▶ [Stored data]
★ ★ ★

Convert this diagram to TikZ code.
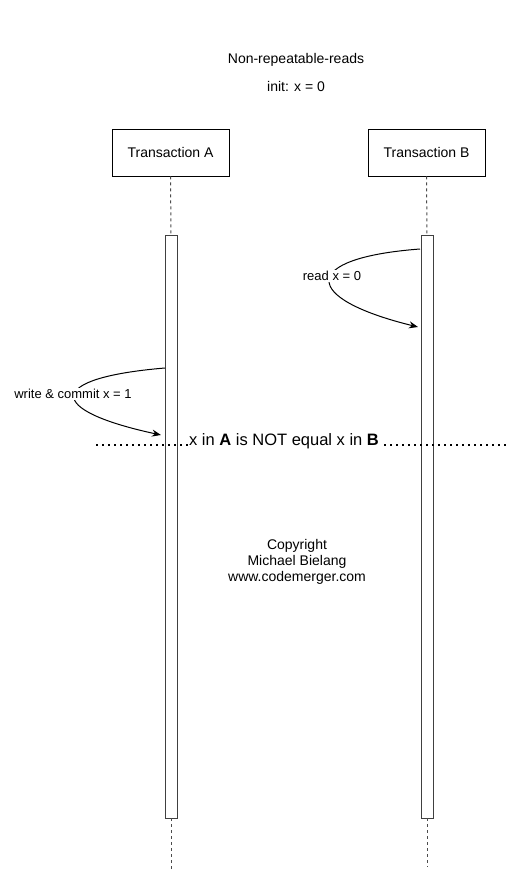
\documentclass[tikz,border=0pt]{standalone}
\usepackage{fontspec}
\setmainfont{Liberation Sans}
\usetikzlibrary{arrows.meta}
\begin{document}
\begin{tikzpicture}[x=1pt,y=-1pt,
  txbox/.style={draw=black,line width=0.9pt,minimum width=117pt,minimum height=47pt,inner sep=0pt,font=\fontsize{14}{16}\selectfont},
  actbar/.style={draw=black!75,line width=0.9pt,fill=white,minimum width=12pt,inner sep=0pt},
  lifeline/.style={draw=black!70,line width=1pt,dash pattern=on 3pt off 3pt},
  msg/.style={draw=black,line width=1pt,-{Stealth[length=9pt,width=7pt]}},
  lbl/.style={fill=white,inner sep=1pt,font=\fontsize{13}{15}\selectfont},
  plain/.style={inner sep=0pt,font=\fontsize{14}{16}\selectfont}]
\useasboundingbox (0,0) rectangle (528,889);
\node[plain] (title) at (296,60) {Non-repeatable-reads};
\node[plain] (init) at (296,86) {init: x = 0};
\node[txbox] (ta) at (170.5,152.5) {Transaction A};
\node[txbox] (tb) at (426.5,152.5) {Transaction B};
\node[actbar,minimum height=583pt] (ba) at (171,526.5) {};
\node[actbar,minimum height=583pt] (bb) at (427,526.5) {};
\coordinate (aend) at (171,871);
\coordinate (bend) at (427,867);
\draw[lifeline] (ta.south) -- (ba.north);
\draw[lifeline] (tb.south) -- (bb.north);
\draw[lifeline] (ba.south) -- (aend);
\draw[lifeline] (bb.south) -- (bend);
% dotted separator
\coordinate (dl) at (96,445);
\coordinate (dr) at (508,445);
\draw[black,line width=1.6pt,dash pattern=on 1.6pt off 4.4pt] (dl) -- (dr);
\node[fill=white,inner sep=1pt,font=\fontsize{16.5}{18}\selectfont] (neq) at (284,441) {x in \textbf{A} is NOT equal x in \textbf{B}};
% read message
\coordinate (rs) at (420,249);
\coordinate (re) at (418,327);
\draw[msg] (rs) .. controls (300,258) and (300,298) .. (re);
\node[lbl] (rl) at (332,276) {read x = 0};
% write message
\coordinate (ws) at (165,368);
\coordinate (we) at (161,435);
\draw[msg] (ws) .. controls (45,378) and (45,410) .. (we);
\node[lbl] (wl) at (73,394) {write \& commit x = 1};
\node[plain,align=center,font=\fontsize{14}{16}\selectfont] (copy) at (297,562) {Copyright\\Michael Bielang\\www.codemerger.com};
\end{tikzpicture}
\end{document}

★ ★ ★

Write the material out again exactly as it appears, dropping the pictures.

▶ [Output for this task]
Convert this diagram to TikZ code.
\documentclass[tikz,border=0pt]{standalone}
\usepackage{fontspec}
\setmainfont{Liberation Sans}
\usetikzlibrary{arrows.meta}
\begin{document}
\begin{tikzpicture}[x=1pt,y=-1pt,
  txbox/.style={draw=black,line width=0.9pt,minimum width=117pt,minimum height=47pt,inner sep=0pt,font=\fontsize{14}{16}\selectfont},
  actbar/.style={draw=black!75,line width=0.9pt,fill=white,minimum width=12pt,inner sep=0pt},
  lifeline/.style={draw=black!70,line width=1pt,dash pattern=on 3pt off 3pt},
  msg/.style={draw=black,line width=1pt,-{Stealth[length=9pt,width=7pt]}},
  lbl/.style={fill=white,inner sep=1pt,font=\fontsize{13}{15}\selectfont},
  plain/.style={inner sep=0pt,font=\fontsize{14}{16}\selectfont}]
\useasboundingbox (0,0) rectangle (528,889);
\node[plain] (title) at (296,60) {Non-repeatable-reads};
\node[plain] (init) at (296,86) {init: x = 0};
\node[txbox] (ta) at (170.5,152.5) {Transaction A};
\node[txbox] (tb) at (426.5,152.5) {Transaction B};
\node[actbar,minimum height=583pt] (ba) at (171,526.5) {};
\node[actbar,minimum height=583pt] (bb) at (427,526.5) {};
\coordinate (aend) at (171,871);
\coordinate (bend) at (427,867);
\draw[lifeline] (ta.south) -- (ba.north);
\draw[lifeline] (tb.south) -- (bb.north);
\draw[lifeline] (ba.south) -- (aend);
\draw[lifeline] (bb.south) -- (bend);
% dotted separator
\coordinate (dl) at (96,445);
\coordinate (dr) at (508,445);
\draw[black,line width=1.6pt,dash pattern=on 1.6pt off 4.4pt] (dl) -- (dr);
\node[fill=white,inner sep=1pt,font=\fontsize{16.5}{18}\selectfont] (neq) at (284,441) {x in \textbf{A} is NOT equal x in \textbf{B}};
% read message
\coordinate (rs) at (420,249);
\coordinate (re) at (418,327);
\draw[msg] (rs) .. controls (300,258) and (300,298) .. (re);
\node[lbl] (rl) at (332,276) {read x = 0};
% write message
\coordinate (ws) at (165,368);
\coordinate (we) at (161,435);
\draw[msg] (ws) .. controls (45,378) and (45,410) .. (we);
\node[lbl] (wl) at (73,394) {write \& commit x = 1};
\node[plain,align=center,font=\fontsize{14}{16}\selectfont] (copy) at (297,562) {Copyright\\Michael Bielang\\www.codemerger.com};
\end{tikzpicture}
\end{document}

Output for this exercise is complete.